Domestic Family Planning

Neither the House nor the Senate had even begun work before the August recess on the FY 2002 spending bill for the Department of Health and Human Services that funds Title X and other health programs. Accordingly, key decisions have yet to be made on the level of funding for the Title X family planning program in the coming year, whether those funds will be restricted in any way and the total amount that will be spent on sexuality education efforts that promote abstinence alone and exclude information about contraception.

In a major breakthrough, however, actions already taken in both the House and Senate virtually guarantee the continuation of contraceptive coverage for federal employees under the Federal Employees Health Benefits Program. In his budget request, the president had proposed eliminating this requirement, which has been law for the past three fiscal years. But in a surprise move, even some of contraceptive coverage's previously most consistent and staunchest opponents joined Lowey in voting, 40-21, to continue it when the matter was raised in the House Appropriations Committee on July 25. At that point, the administration conveyed that it would not oppose the provision, and the House passed the spending bill to which it is attached without a fight. Just before the recess, the Senate Appropriations Committee approved its version of the spending bill and incorporated the contraceptive coverage requirement without even taking a vote.

With contraceptive coverage apparently secured for federal employees, original sponsors of the Equity in Prescription Insurance and Contraceptive Coverage Act (EPICC)—which would guarantee this coverage for all Americans—are planning the next step. The Senate Health, Education, Labor and Pensions Committee will hold a hearing on EPICC on September 10, its first since Democrats took control of the Senate.

Abortion Policy and Politics

Efforts to further restrict abortion, or at least to push the politics of abortion in that direction, went into a stall once control of the Senate's agenda shifted to the Democrats. Prior to that, the House passed the Unborn Victims of Violence Act, 252-172, on April 26. The purpose of the legislation is to establish separate criminal penalties for individuals who harm an "unborn child," either knowingly or unknowingly, in the course of committing a federal crime ("The Antiabortion Campaign to Personify the Fetus: Looking Back to the Future," TGR, December 1999).
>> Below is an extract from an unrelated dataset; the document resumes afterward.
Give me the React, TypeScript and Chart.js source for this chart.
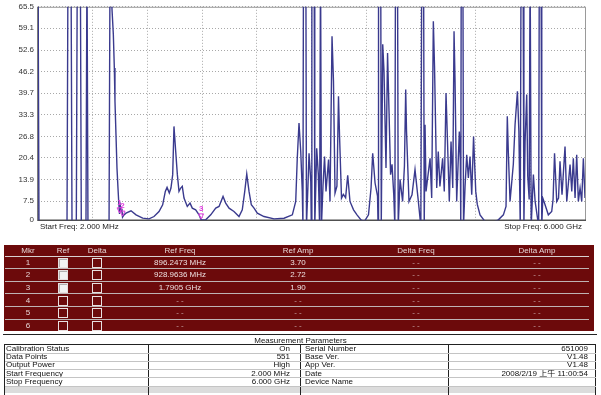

Once it became clear that Senate Majority Leader Tom Daschle (D-SD) would not be scheduling any antiabortion bills for Senate floor action anytime soon, the little momentum that had accrued in the House to advance other bills dissipated.

It is noteworthy, however, that even before the party shift in the Senate, the movement to ban "partial-birth" abortions—one of President Bush's most highly touted campaign promises—had faltered. In light of the U.S. Supreme Court's 2000 decision in Stenberg v. Carhart that Nebraska's "partial-birth" ban was unconstitutional, abortion foes have not been able even to write a new federal ban that would both be constitutional and satisfy their own political bottom line, that the ban apply without any health exception and at all stages of pregnancy.

Further, the other eagerly anticipated major development in abortion politics this year apparently has turned into a "nonevent" as well. Despite early signals to the contrary, Secretary of Health and Human Services Secretary Tommy G. Thompson announced in June that he has no plans to second-guess the Food and Drug Administration's 2000 approval of mifepristone as safe and effective for very early, nonsurgical abortion. "Nobody has written to me asking me to review it on any safety concerns," he said. No similar protestations on that front have been heard in Congress, either, where in both the House and Senate legislation to revoke or restrict the terms of mifepristone's approval were introduced early in the year but have not been considered.